Liam Noble (born 15 November 1968) is a British jazz pianist, composer, arranger and educator.

Early life
Noble was born in London on 15 November 1968. He studied music at the University of Oxford and at postgraduate level at the Guildhall School of Music.

Later life and career
After his studies, Noble played with saxophonist Stan Sulzmann in duo and quartet performances. He then played in several bands, including those led by Harry Beckett, John Stevens and Anita Wardell. In 1997, Noble joined Bobby Wellins' band. In 2002, he received a commission from Birmingham Jazz to write a song cycle.

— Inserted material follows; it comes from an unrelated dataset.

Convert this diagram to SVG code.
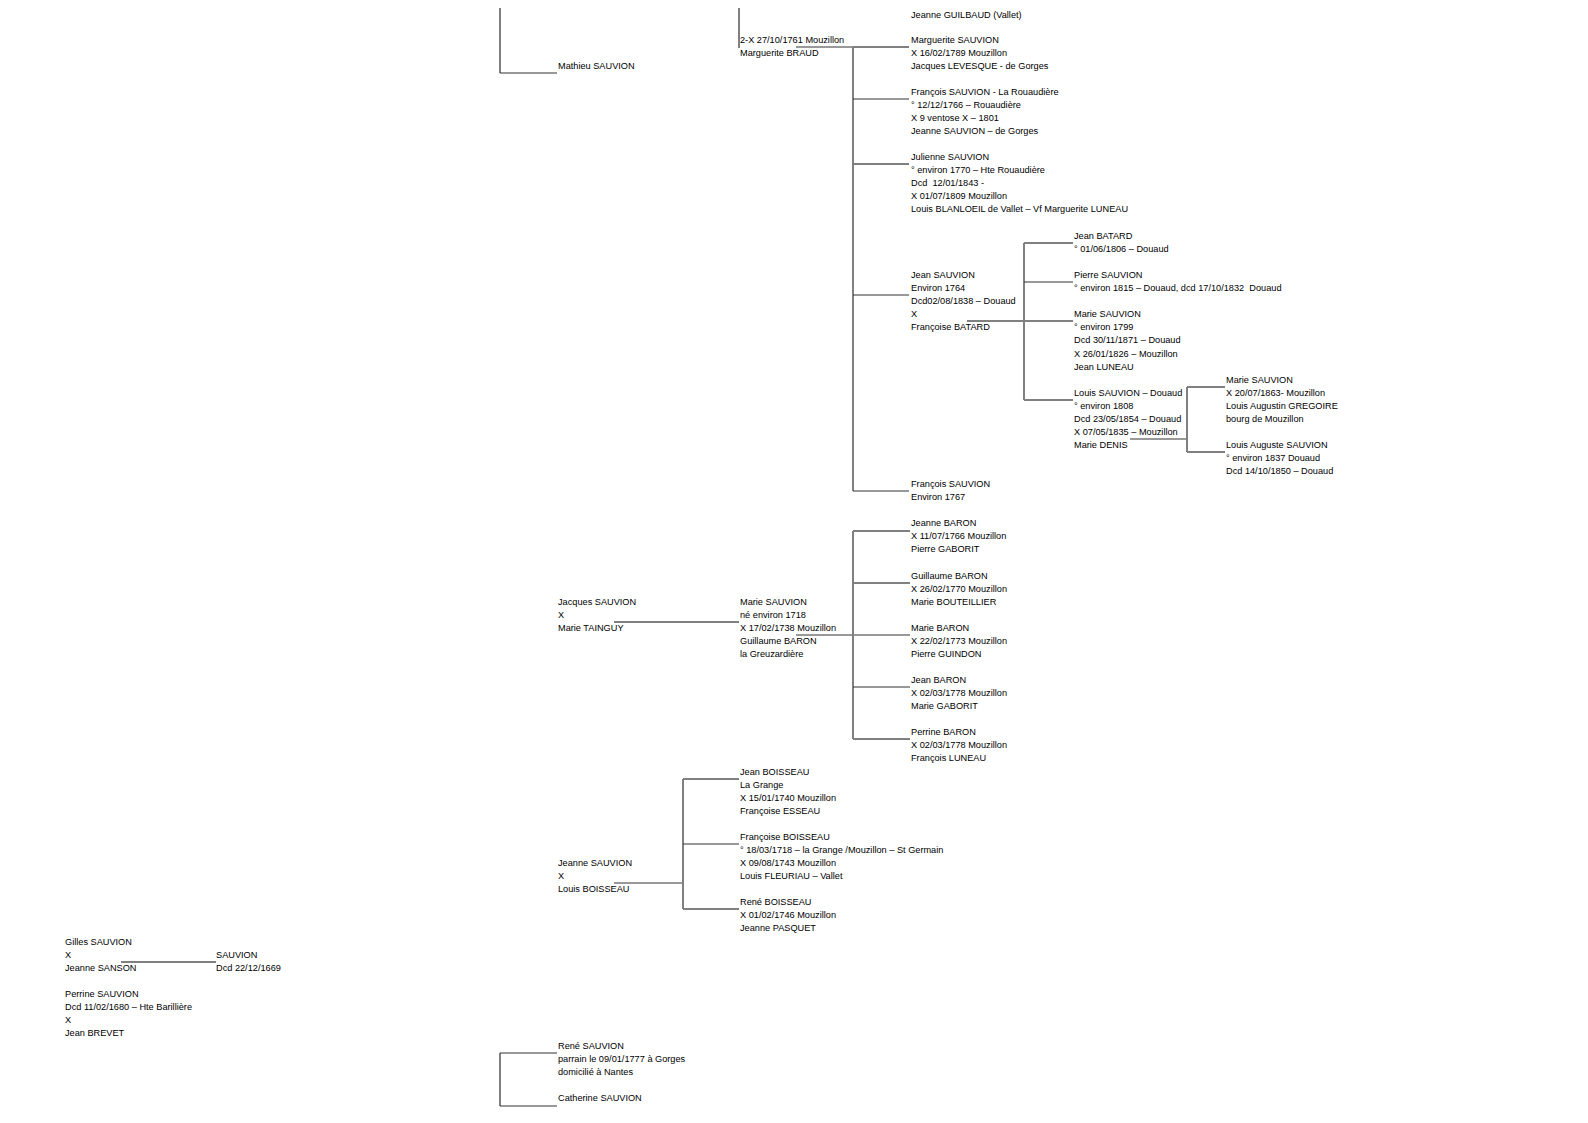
<svg xmlns="http://www.w3.org/2000/svg" width="1588" height="1123" viewBox="0 0 1588 1123">
<style>
text{font-family:"Liberation Sans",Arial,sans-serif;font-size:9.2px;fill:#000;white-space:pre}
.v{stroke:#808080;stroke-width:2;fill:none}
.h{stroke:#333;stroke-width:1;fill:none}
.g{stroke:#808080;stroke-width:2;fill:none}
</style>
<rect width="1588" height="1123" fill="#fff"/>
<g id="connectors">
<path class="v" d="M500,8V73"/><path class="h" d="M500,73H557"/>
<path class="v" d="M739,8V48"/>
<path class="h" d="M796,47H853"/>
<path class="v" d="M853,47V491"/>
<path class="g" d="M853,47H909"/>
<path class="h" d="M853,99H909"/>
<path class="g" d="M853,164H909"/>
<path class="h" d="M853,295H909"/>
<path class="h" d="M853,491H909"/>
<path class="g" d="M967,321H1073"/>
<path class="v" d="M1024,243V400"/>
<path class="g" d="M1024,243H1073"/>
<path class="h" d="M1024,282H1073"/>
<path class="g" d="M1024,400H1073"/>
<path class="h" d="M1130,439H1187"/>
<path class="v" d="M1187,387V452"/>
<path class="g" d="M1187,387H1225"/>
<path class="g" d="M1187,452H1225"/>
<path class="g" d="M614,622H739"/>
<path class="h" d="M796,635H910"/>
<path class="v" d="M853,531V739"/>
<path class="g" d="M853,531H910"/>
<path class="g" d="M853,583H910"/>
<path class="h" d="M853,687H910"/>
<path class="g" d="M853,739H910"/>
<path class="h" d="M614,883H683"/>
<path class="v" d="M683,779V909"/>
<path class="g" d="M683,779H739"/>
<path class="h" d="M683,844H739"/>
<path class="g" d="M683,909H739"/>
<path class="g" d="M121,962H216"/>
<path class="v" d="M500,1053V1106"/>
<path class="h" d="M500,1053H557"/><path class="h" d="M500,1106H557"/>
</g>
<g id="n-mathieu"><text x="558" y="69">Mathieu SAUVION</text></g>
<g id="n-braud"><text x="740" y="43">2-X 27/10/1761 Mouzillon</text><text x="740" y="56">Marguerite BRAUD</text></g>
<g id="n-guilbaud"><text x="911" y="18">Jeanne GUILBAUD (Vallet)</text></g>
<g id="n-marguerite"><text x="911" y="43">Marguerite SAUVION</text><text x="911" y="56">X 16/02/1789 Mouzillon</text><text x="911" y="69">Jacques LEVESQUE - de Gorges</text></g>
<g id="n-francois1"><text x="911" y="95">François SAUVION - La Rouaudière</text><text x="911" y="108">° 12/12/1766 – Rouaudière</text><text x="911" y="121">X 9 ventose X – 1801</text><text x="911" y="134">Jeanne SAUVION – de Gorges</text></g>
<g id="n-julienne"><text x="911" y="160">Julienne SAUVION</text><text x="911" y="173">° environ 1770 – Hte Rouaudière</text><text x="911" y="186">Dcd  12/01/1843 -</text><text x="911" y="199">X 01/07/1809 Mouzillon</text><text x="911" y="212">Louis BLANLOEIL de Vallet – Vf Marguerite LUNEAU</text></g>
<g id="n-jean"><text x="911" y="278">Jean SAUVION</text><text x="911" y="291">Environ 1764</text><text x="911" y="304">Dcd02/08/1838 – Douaud</text><text x="911" y="317">X</text><text x="911" y="330">Françoise BATARD</text></g>
<g id="n-francois2"><text x="911" y="487">François SAUVION</text><text x="911" y="500">Environ 1767</text></g>
<g id="n-jeanbatard"><text x="1074" y="239">Jean BATARD</text><text x="1074" y="252">° 01/06/1806 – Douaud</text></g>
<g id="n-pierre"><text x="1074" y="278">Pierre SAUVION</text><text x="1074" y="291">° environ 1815 – Douaud, dcd 17/10/1832  Douaud</text></g>
<g id="n-marie1"><text x="1074" y="317">Marie SAUVION</text><text x="1074" y="330">° environ 1799</text><text x="1074" y="343">Dcd 30/11/1871 – Douaud</text><text x="1074" y="357">X 26/01/1826 – Mouzillon</text><text x="1074" y="370">Jean LUNEAU</text></g>
<g id="n-louis"><text x="1074" y="396">Louis SAUVION – Douaud</text><text x="1074" y="409">° environ 1808</text><text x="1074" y="422">Dcd 23/05/1854 – Douaud</text><text x="1074" y="435">X 07/05/1835 – Mouzillon</text><text x="1074" y="448">Marie DENIS</text></g>
<g id="n-marie2"><text x="1226" y="383">Marie SAUVION</text><text x="1226" y="396">X 20/07/1863- Mouzillon</text><text x="1226" y="409">Louis Augustin GREGOIRE</text><text x="1226" y="422">bourg de Mouzillon</text></g>
<g id="n-louisauguste"><text x="1226" y="448">Louis Auguste SAUVION</text><text x="1226" y="461">° environ 1837 Douaud</text><text x="1226" y="474">Dcd 14/10/1850 – Douaud</text></g>
<g id="n-jacques"><text x="558" y="605">Jacques SAUVION</text><text x="558" y="618">X</text><text x="558" y="631">Marie TAINGUY</text></g>
<g id="n-marie3"><text x="740" y="605">Marie SAUVION</text><text x="740" y="618">né environ 1718</text><text x="740" y="631">X 17/02/1738 Mouzillon</text><text x="740" y="644">Guillaume BARON</text><text x="740" y="657">la Greuzardière</text></g>
<g id="n-jeannebaron"><text x="911" y="526">Jeanne BARON</text><text x="911" y="539">X 11/07/1766 Mouzillon</text><text x="911" y="552">Pierre GABORIT</text></g>
<g id="n-guillaumebaron"><text x="911" y="579">Guillaume BARON</text><text x="911" y="592">X 26/02/1770 Mouzillon</text><text x="911" y="605">Marie BOUTEILLIER</text></g>
<g id="n-mariebaron"><text x="911" y="631">Marie BARON</text><text x="911" y="644">X 22/02/1773 Mouzillon</text><text x="911" y="657">Pierre GUINDON</text></g>
<g id="n-jeanbaron"><text x="911" y="683">Jean BARON</text><text x="911" y="696">X 02/03/1778 Mouzillon</text><text x="911" y="709">Marie GABORIT</text></g>
<g id="n-perrinebaron"><text x="911" y="735">Perrine BARON</text><text x="911" y="748">X 02/03/1778 Mouzillon</text><text x="911" y="761">François LUNEAU</text></g>
<g id="n-jeanne"><text x="558" y="866">Jeanne SAUVION</text><text x="558" y="879">X</text><text x="558" y="892">Louis BOISSEAU</text></g>
<g id="n-jeanboisseau"><text x="740" y="775">Jean BOISSEAU</text><text x="740" y="788">La Grange</text><text x="740" y="801">X 15/01/1740 Mouzillon</text><text x="740" y="814">Françoise ESSEAU</text></g>
<g id="n-francoiseboisseau"><text x="740" y="840">Françoise BOISSEAU</text><text x="740" y="853">° 18/03/1718 – la Grange /Mouzillon – St Germain</text><text x="740" y="866">X 09/08/1743 Mouzillon</text><text x="740" y="879">Louis FLEURIAU – Vallet</text></g>
<g id="n-reneboisseau"><text x="740" y="905">René BOISSEAU</text><text x="740" y="918">X 01/02/1746 Mouzillon</text><text x="740" y="931">Jeanne PASQUET</text></g>
<g id="n-gilles"><text x="65" y="945">Gilles SAUVION</text><text x="65" y="958">X</text><text x="65" y="971">Jeanne SANSON</text></g>
<g id="n-sauvion"><text x="216" y="958">SAUVION</text><text x="216" y="971">Dcd 22/12/1669</text></g>
<g id="n-perrine"><text x="65" y="997">Perrine SAUVION</text><text x="65" y="1010">Dcd 11/02/1680 – Hte Barillière</text><text x="65" y="1023">X</text><text x="65" y="1036">Jean BREVET</text></g>
<g id="n-rene"><text x="558" y="1049">René SAUVION</text><text x="558" y="1062">parrain le 09/01/1777 à Gorges</text><text x="558" y="1075">domicilié à Nantes</text></g>
<g id="n-catherine"><text x="558" y="1101">Catherine SAUVION</text></g>
</svg>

Noble's 2004 recording Romance Among the Fishes was a quartet album, with Phil Robson (guitar), Drew Gress (bass) and Tom Rainey (drums). Noble and Robson had often played together, but the four had been put together earlier the same year for an appearance at the Cheltenham Jazz Festival. Noble's 2009 trio album, Brubeck, was described by the dedicatee, Dave Brubeck, as "an inspiration and a challenge for me to carry on in the avenues that you [Noble] have opened". In 2010, Noble accompanied vocalist Christine Tobin on the album Tapestry Unravelled, a reworking of Carole King's Tapestry from four decades earlier. In 2015, Noble will release the solo piano album A Room Somewhere.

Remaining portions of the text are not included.